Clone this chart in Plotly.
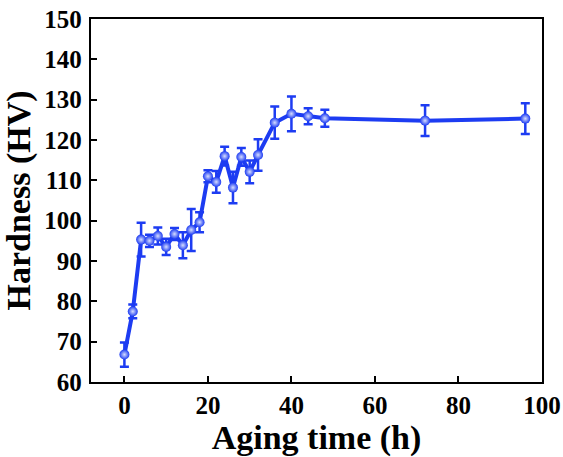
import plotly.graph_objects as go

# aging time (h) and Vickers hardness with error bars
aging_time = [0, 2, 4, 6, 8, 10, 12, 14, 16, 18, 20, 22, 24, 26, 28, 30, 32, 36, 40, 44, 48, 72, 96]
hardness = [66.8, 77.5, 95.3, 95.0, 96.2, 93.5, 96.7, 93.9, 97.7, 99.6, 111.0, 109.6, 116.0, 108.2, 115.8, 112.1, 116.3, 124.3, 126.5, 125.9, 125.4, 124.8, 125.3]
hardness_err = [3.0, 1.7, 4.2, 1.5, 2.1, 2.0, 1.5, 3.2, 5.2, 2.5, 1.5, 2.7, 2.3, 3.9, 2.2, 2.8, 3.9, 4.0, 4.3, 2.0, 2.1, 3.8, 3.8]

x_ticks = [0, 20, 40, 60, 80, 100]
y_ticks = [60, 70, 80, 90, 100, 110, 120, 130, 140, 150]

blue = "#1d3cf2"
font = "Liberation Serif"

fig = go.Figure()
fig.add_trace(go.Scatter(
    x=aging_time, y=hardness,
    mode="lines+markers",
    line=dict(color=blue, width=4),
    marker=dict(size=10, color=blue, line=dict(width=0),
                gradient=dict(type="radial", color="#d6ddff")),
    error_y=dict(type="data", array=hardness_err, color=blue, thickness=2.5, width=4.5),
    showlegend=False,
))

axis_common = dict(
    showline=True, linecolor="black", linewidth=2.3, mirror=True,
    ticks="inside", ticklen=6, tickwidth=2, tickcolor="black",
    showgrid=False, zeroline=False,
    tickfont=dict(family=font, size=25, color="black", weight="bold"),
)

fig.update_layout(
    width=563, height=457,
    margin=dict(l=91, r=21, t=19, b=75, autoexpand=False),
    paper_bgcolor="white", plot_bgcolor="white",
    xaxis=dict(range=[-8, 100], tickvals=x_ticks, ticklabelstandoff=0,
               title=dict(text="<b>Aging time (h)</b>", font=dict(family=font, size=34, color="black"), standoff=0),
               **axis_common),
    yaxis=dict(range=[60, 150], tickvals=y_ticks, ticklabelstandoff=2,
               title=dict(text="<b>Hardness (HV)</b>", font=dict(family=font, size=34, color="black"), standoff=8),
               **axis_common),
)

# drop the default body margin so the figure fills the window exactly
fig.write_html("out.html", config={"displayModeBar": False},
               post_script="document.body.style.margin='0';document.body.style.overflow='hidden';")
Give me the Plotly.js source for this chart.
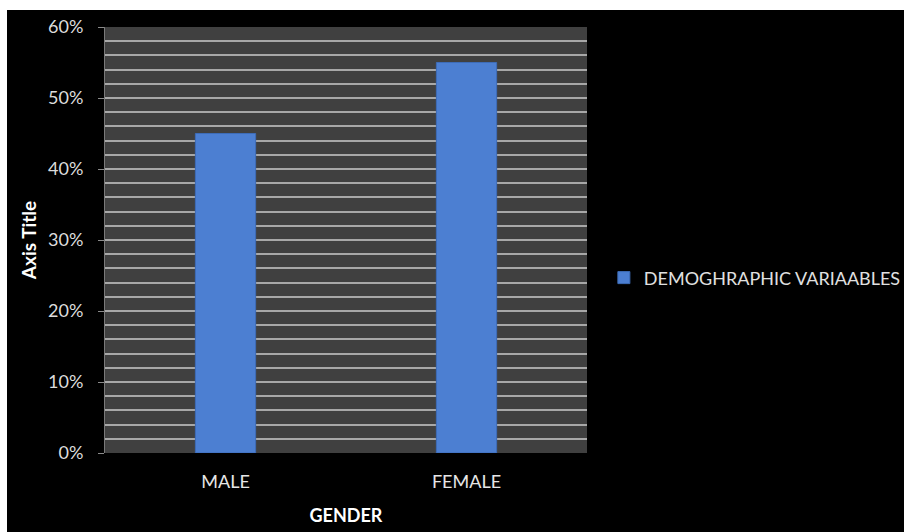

Instructions for the task - Set down the records above word for word, from the first line through the line containing "import plotly.graph_objects as go", both included; leave out the pictures.

Expected output -
Clone this chart in Plotly.
import plotly.graph_objects as go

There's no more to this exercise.